## WHAT IS BEING ASKED
Don't include pictures. Quote the lines below from the first through the line that contains "trend_skarb, trend_salomon, trend_samuel]".

....

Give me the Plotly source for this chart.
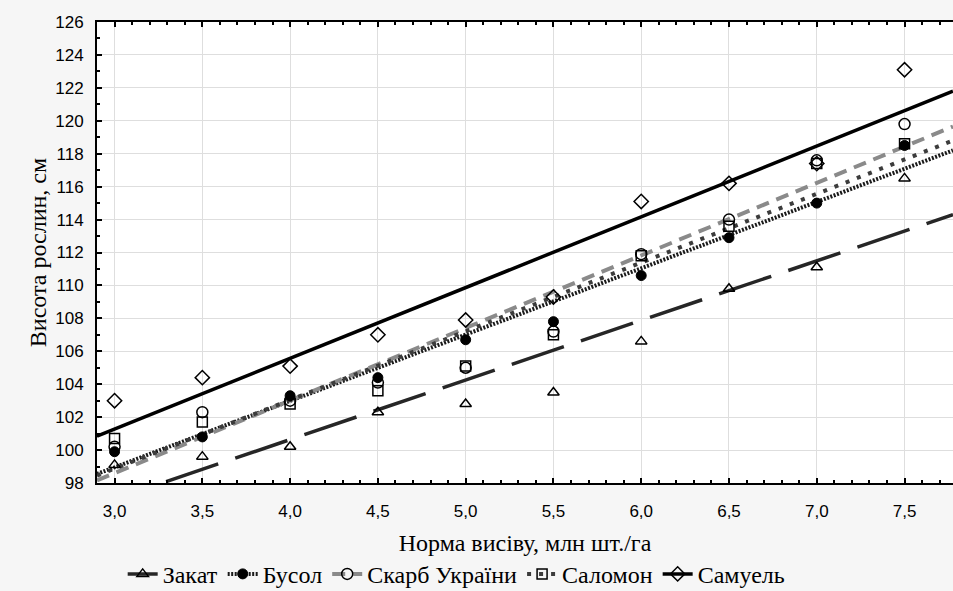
import plotly.graph_objects as go

# ---- data ----
x_rates = [3.0, 3.5, 4.0, 4.5, 5.0, 5.5, 6.0, 6.5, 7.0, 7.5]
series_names = ["Закат", "Бусол", "Скарб України", "Саломон", "Самуель"]

zakat = [99.1, 99.6, 100.2, 102.3, 102.8, 103.5, 106.6, 109.8, 111.1, 116.5]
busol = [99.9, 100.8, 103.3, 104.4, 106.7, 107.8, 110.6, 112.9, 115.0, 118.5]
skarb = [100.2, 102.3, 103.0, 104.1, 105.0, 107.2, 111.9, 114.0, 117.6, 119.8]
salomon = [100.7, 101.7, 102.8, 103.6, 105.1, 107.0, 111.8, 113.6, 117.4, 118.6]
samuel = [103.0, 104.4, 105.1, 107.0, 107.9, 109.3, 115.1, 116.2, 117.4, 123.1]

# trend line end values (at x = 2.9 and x = 7.776)
trend_x = [2.9, 7.776]
trend_zakat = [96.66, 114.3]
trend_busol = [98.55, 118.2]
trend_skarb = [98.16, 119.65]
trend_salomon = [98.45, 118.8]
trend_samuel = [100.84, 121.8]

y_ticks = list(range(98, 127, 2))
x_ticks = x_rates

values = [zakat, busol, skarb, salomon, samuel]
trends = [trend_zakat, trend_busol, trend_skarb, trend_salomon, trend_samuel]

line_styles = [
    dict(color="#262626", width=3.5, dash="55px,18px"),
    dict(color="#1a1a1a", width=4, dash="2px,1.5px"),
    dict(color="#8a8a8a", width=4, dash="13px,8px"),
    dict(color="#3c3c3c", width=4, dash="4px,8px"),
    dict(color="#000000", width=3.5, dash="solid"),
]
marker_styles = [
    dict(symbol="triangle-up-open", size=10, color="black", line=dict(width=1.5, color="black")),
    dict(symbol="circle", size=10, color="black", line=dict(width=1, color="black")),
    dict(symbol="circle-open", size=11, color="black", line=dict(width=1.5, color="black")),
    dict(symbol="square-open", size=10, color="black", line=dict(width=1.5, color="black")),
    dict(symbol="diamond-open", size=11, color="black", line=dict(width=1.5, color="black")),
]

fig = go.Figure()
for name, tr, ls in zip(series_names, trends, line_styles):
    fig.add_trace(go.Scatter(x=trend_x, y=tr, mode="lines", line=ls,
                             showlegend=False, hoverinfo="skip"))
for name, vals, ms in zip(series_names, values, marker_styles):
    fig.add_trace(go.Scatter(x=x_rates, y=vals, mode="markers", marker=ms,
                             name=name, showlegend=False))
for name, ls, ms in zip(series_names, line_styles, marker_styles):
    fig.add_trace(go.Scatter(x=[None], y=[None], mode="lines+markers",
                             line=ls, marker=ms, name=name, showlegend=True))

axis_common = dict(
    showline=True, linecolor="black", linewidth=2,
    ticks="inside", ticklen=5, tickwidth=2, tickcolor="black",
    showgrid=True, gridcolor="#dedede", gridwidth=1, zeroline=False,
    tickfont=dict(family="Liberation Sans, Arial", size=17, color="black"),
    title_font=dict(family="Liberation Serif, Times New Roman", size=24, color="black"),
    automargin=False,
)

fig.update_xaxes(
    range=[2.9, 7.776], tickvals=x_ticks, ticktext=[f"{v:.1f}".replace(".", ",") for v in x_ticks],
    mirror="ticks", ticklabelstandoff=12,
    minor=dict(dtick=0.1, ticks="inside", ticklen=3, tickwidth=1.5, tickcolor="black", showgrid=False),
    title_text="Норма висіву, млн шт./га", title_standoff=14,
    **axis_common,
)
fig.update_yaxes(
    range=[98, 126], tickvals=y_ticks, mirror=False, ticklabelstandoff=8,
    minor=dict(dtick=1, ticks="inside", ticklen=3, tickwidth=1.5, tickcolor="black", showgrid=False),
    title_text="Висота рослин, см", title_standoff=2,
    **axis_common,
)

fig.update_layout(
    width=953, height=591,
    margin=dict(l=97, r=0, t=22, b=108, autoexpand=False),
    paper_bgcolor="#f6f6f6", plot_bgcolor="white",
    showlegend=True,
    legend=dict(orientation="h", x=0.03, xanchor="left", y=-0.198, yanchor="middle",
                font=dict(family="Liberation Serif, Times New Roman", size=24, color="black"),
                bgcolor="rgba(0,0,0,0)", tracegroupgap=0),
)

fig.write_html("out.html")
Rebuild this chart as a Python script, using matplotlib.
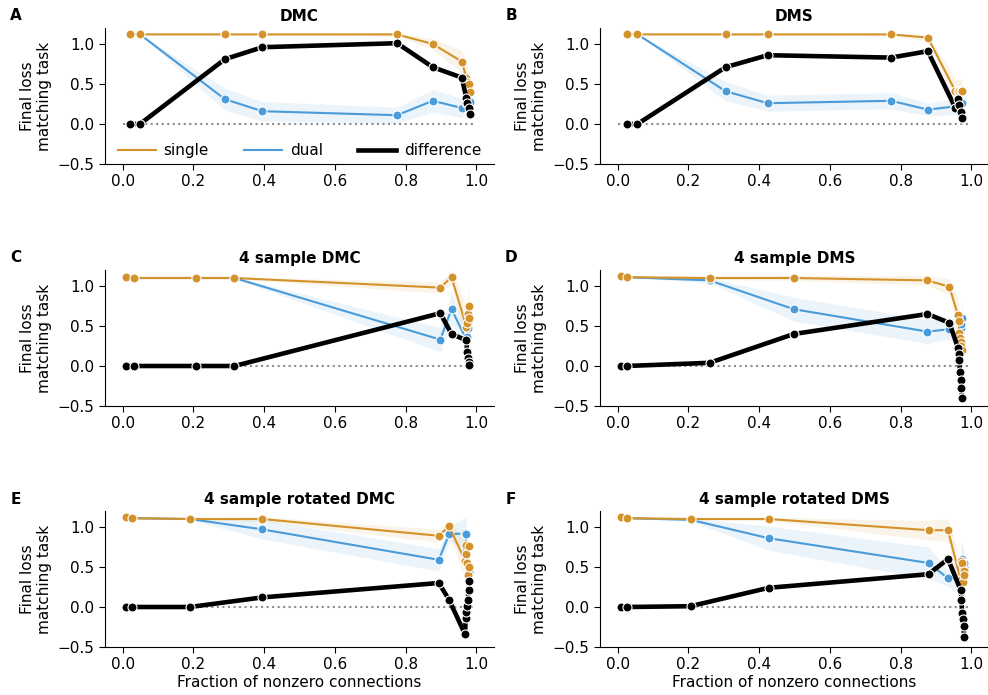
import matplotlib
matplotlib.use('Agg')
import matplotlib.pyplot as plt
from matplotlib.lines import Line2D
import numpy as np

plt.rcParams['font.family'] = ['DejaVu Sans']
plt.rcParams['font.size'] = 11

ORANGE = '#d4922a'
BLUE = '#4a9bd9'

# ---------------- data ----------------
titles = ['DMC', 'DMS', '4 sample DMC', '4 sample DMS',
          '4 sample rotated DMC', '4 sample rotated DMS']
letters = ['A', 'B', 'C', 'D', 'E', 'F']

x_A = [0.022, 0.049, 0.289, 0.395, 0.776, 0.877, 0.959, 0.972, 0.975, 0.978, 0.981]
single_A = [1.13, 1.12, 1.12, 1.12, 1.12, 1.00, 0.78, 0.58, 0.53, 0.50, 0.40]
dual_A = [1.13, 1.12, 0.31, 0.16, 0.11, 0.29, 0.20, 0.26, 0.27, 0.30, 0.27]
diff_A = [0.0, 0.0, 0.81, 0.96, 1.01, 0.71, 0.58, 0.32, 0.26, 0.20, 0.13]
single_err_A = [0.0, 0.0, 0.01, 0.01, 0.02, 0.07, 0.14, 0.18, 0.18, 0.18, 0.18]
dual_err_A = [0.0, 0.0, 0.14, 0.12, 0.10, 0.14, 0.12, 0.12, 0.12, 0.12, 0.12]

x_B = [0.025, 0.056, 0.305, 0.424, 0.773, 0.877, 0.955, 0.961, 0.966, 0.970, 0.974]
single_B = [1.13, 1.12, 1.12, 1.12, 1.12, 1.08, 0.41, 0.41, 0.41, 0.41, 0.41]
dual_B = [1.13, 1.12, 0.41, 0.26, 0.29, 0.18, 0.22, 0.21, 0.22, 0.24, 0.26]
diff_B = [0.0, 0.0, 0.71, 0.86, 0.83, 0.91, 0.20, 0.31, 0.24, 0.15, 0.07]
single_err_B = [0.0, 0.0, 0.01, 0.01, 0.02, 0.04, 0.15, 0.15, 0.15, 0.15, 0.15]
dual_err_B = [0.0, 0.0, 0.12, 0.10, 0.10, 0.08, 0.10, 0.10, 0.10, 0.10, 0.10]

x_C = [0.008, 0.033, 0.206, 0.316, 0.898, 0.930, 0.972, 0.974, 0.976, 0.978, 0.980]
single_C = [1.11, 1.10, 1.10, 1.10, 0.98, 1.11, 0.49, 0.54, 0.65, 0.75, 0.60]
dual_C = [1.11, 1.10, 1.10, 1.10, 0.33, 0.71, 0.33, 0.36, 0.47, 0.62, 0.58]
diff_C = [0.0, 0.0, 0.0, 0.0, 0.66, 0.40, 0.32, 0.18, 0.10, 0.05, 0.01]
single_err_C = [0.01, 0.01, 0.01, 0.01, 0.07, 0.09, 0.25, 0.25, 0.25, 0.25, 0.25]
dual_err_C = [0.0, 0.0, 0.0, 0.01, 0.15, 0.20, 0.15, 0.15, 0.15, 0.15, 0.15]

x_D = [0.008, 0.025, 0.260, 0.498, 0.876, 0.938, 0.962, 0.964, 0.966, 0.968, 0.970, 0.972, 0.974]
single_D = [1.12, 1.11, 1.10, 1.10, 1.07, 0.99, 0.64, 0.56, 0.41, 0.35, 0.30, 0.25, 0.20]
dual_D = [1.12, 1.11, 1.07, 0.71, 0.43, 0.46, 0.41, 0.41, 0.37, 0.43, 0.48, 0.52, 0.60]
diff_D = [0.0, 0.0, 0.04, 0.40, 0.65, 0.54, 0.23, 0.15, 0.07, -0.08, -0.18, -0.27, -0.40]
single_err_D = [0.01, 0.01, 0.02, 0.03, 0.06, 0.10, 0.22, 0.22, 0.22, 0.22, 0.22, 0.22, 0.22]
dual_err_D = [0.0, 0.0, 0.03, 0.15, 0.15, 0.12, 0.20, 0.20, 0.20, 0.20, 0.20, 0.20, 0.20]

x_E = [0.008, 0.027, 0.190, 0.395, 0.894, 0.923, 0.968, 0.970, 0.972, 0.974, 0.976, 0.978, 0.980]
single_E = [1.12, 1.11, 1.10, 1.10, 0.89, 1.01, 0.58, 0.77, 0.66, 0.55, 0.40, 0.50, 0.76]
dual_E = [1.12, 1.11, 1.10, 0.97, 0.59, 0.91, 0.92, 0.91, 0.72, 0.54, 0.44, 0.44, 0.44]
diff_E = [0.0, 0.0, 0.0, 0.12, 0.30, 0.09, -0.34, -0.14, -0.06, 0.01, 0.09, 0.21, 0.32]
single_err_E = [0.01, 0.01, 0.01, 0.03, 0.08, 0.07, 0.25, 0.25, 0.25, 0.25, 0.25, 0.25, 0.25]
dual_err_E = [0.0, 0.0, 0.01, 0.12, 0.14, 0.09, 0.20, 0.20, 0.20, 0.20, 0.20, 0.20, 0.20]

x_F = [0.008, 0.027, 0.206, 0.427, 0.879, 0.934, 0.970, 0.972, 0.974, 0.976, 0.978, 0.980]
single_F = [1.12, 1.11, 1.10, 1.10, 0.96, 0.96, 0.34, 0.57, 0.55, 0.31, 0.45, 0.40]
dual_F = [1.12, 1.11, 1.09, 0.86, 0.55, 0.36, 0.35, 0.48, 0.60, 0.46, 0.50, 0.55]
diff_F = [0.0, 0.0, 0.01, 0.24, 0.41, 0.60, 0.21, 0.09, -0.08, -0.15, -0.24, -0.38]
single_err_F = [0.01, 0.01, 0.01, 0.02, 0.12, 0.14, 0.25, 0.25, 0.25, 0.25, 0.25, 0.25]
dual_err_F = [0.0, 0.0, 0.02, 0.15, 0.20, 0.10, 0.22, 0.22, 0.22, 0.22, 0.22, 0.22]

panels = [
    (x_A, single_A, dual_A, diff_A, single_err_A, dual_err_A),
    (x_B, single_B, dual_B, diff_B, single_err_B, dual_err_B),
    (x_C, single_C, dual_C, diff_C, single_err_C, dual_err_C),
    (x_D, single_D, dual_D, diff_D, single_err_D, dual_err_D),
    (x_E, single_E, dual_E, diff_E, single_err_E, dual_err_E),
    (x_F, single_F, dual_F, diff_F, single_err_F, dual_err_F),
]

# ---------------- layout ----------------
W, H = 988, 695
fig = plt.figure(figsize=(W / 100, H / 100), dpi=100)

col_left = [105, 600]
ax_w = 389
row_top = [28, 270, 511]
ax_h = 136

axes = []
for i in range(6):
    r, c = divmod(i, 2)
    left = col_left[c] / W
    bottom = 1 - (row_top[r] + ax_h) / H
    ax = fig.add_axes([left, bottom, ax_w / W, ax_h / H])
    axes.append(ax)

mk = dict(marker='o', ms=6.5, mec='white', mew=0.8)

for i, (ax, data) in enumerate(zip(axes, panels)):
    x, s, d, df, se, de = [np.asarray(v, dtype=float) for v in data]
    ax.fill_between(x, d - de, d + de, color=BLUE, alpha=0.11, lw=0)
    ax.fill_between(x, s - se, s + se, color=ORANGE, alpha=0.11, lw=0)
    ax.hlines(0, 0, 1, colors='#8c8c8c', linestyles=':', lw=1.5, zorder=1)
    ax.plot(x, d, color=BLUE, lw=1.5, zorder=3, **mk)
    ax.plot(x, s, color=ORANGE, lw=1.5, zorder=4, **mk)
    ax.plot(x, df, color='black', lw=3.3, zorder=5, **mk)

    ax.set_xlim(-0.05, 1.05)
    ax.set_ylim(-0.5, 1.2)
    ax.set_xticks([0.0, 0.2, 0.4, 0.6, 0.8, 1.0])
    ax.set_yticks([-0.5, 0.0, 0.5, 1.0])
    ax.set_xticklabels(['0.0', '0.2', '0.4', '0.6', '0.8', '1.0'])
    ax.set_yticklabels(['\u22120.5', '0.0', '0.5', '1.0'])
    for sp in ['top', 'right']:
        ax.spines[sp].set_visible(False)
    ax.tick_params(labelsize=11, length=4)
    ax.set_title(titles[i], fontweight='bold', fontsize=11, pad=5)
    ax.set_ylabel('Final loss\nmatching task', fontsize=11, labelpad=4)
    if i >= 4:
        ax.set_xlabel('Fraction of nonzero connections', fontsize=11, labelpad=2)
    r, c = divmod(i, 2)
    fig.text([16, 511][c] / W, 1 - [16, 257, 499][r] / H, letters[i],
             fontweight='bold', fontsize=11, ha='center', va='center')

handles = [Line2D([], [], color=ORANGE, lw=1.5),
           Line2D([], [], color=BLUE, lw=1.5),
           Line2D([], [], color='black', lw=3.3)]
axes[0].legend(handles, ['single', 'dual', 'difference'], loc='lower center',
               ncol=3, frameon=False, fontsize=11, handlelength=2.5,
               handletextpad=0.5, columnspacing=2.3,
               bbox_to_anchor=(0.5, -0.06))

fig.savefig('out.png', dpi=100)
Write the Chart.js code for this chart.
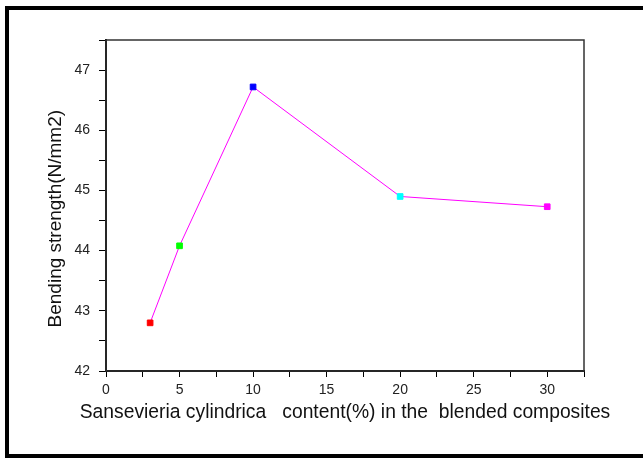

....

## SOLVED EXERCISE
Give me the Plotly source for this chart.
import plotly.graph_objects as go

# ---- data ----
x_rates = [3.0, 3.5, 4.0, 4.5, 5.0, 5.5, 6.0, 6.5, 7.0, 7.5]
series_names = ["Закат", "Бусол", "Скарб України", "Саломон", "Самуель"]

zakat = [99.1, 99.6, 100.2, 102.3, 102.8, 103.5, 106.6, 109.8, 111.1, 116.5]
busol = [99.9, 100.8, 103.3, 104.4, 106.7, 107.8, 110.6, 112.9, 115.0, 118.5]
skarb = [100.2, 102.3, 103.0, 104.1, 105.0, 107.2, 111.9, 114.0, 117.6, 119.8]
salomon = [100.7, 101.7, 102.8, 103.6, 105.1, 107.0, 111.8, 113.6, 117.4, 118.6]
samuel = [103.0, 104.4, 105.1, 107.0, 107.9, 109.3, 115.1, 116.2, 117.4, 123.1]

# trend line end values (at x = 2.9 and x = 7.776)
trend_x = [2.9, 7.776]
trend_zakat = [96.66, 114.3]
trend_busol = [98.55, 118.2]
trend_skarb = [98.16, 119.65]
trend_salomon = [98.45, 118.8]
trend_samuel = [100.84, 121.8]

y_ticks = list(range(98, 127, 2))
x_ticks = x_rates

values = [zakat, busol, skarb, salomon, samuel]
trends = [trend_zakat, trend_busol, trend_skarb, trend_salomon, trend_samuel]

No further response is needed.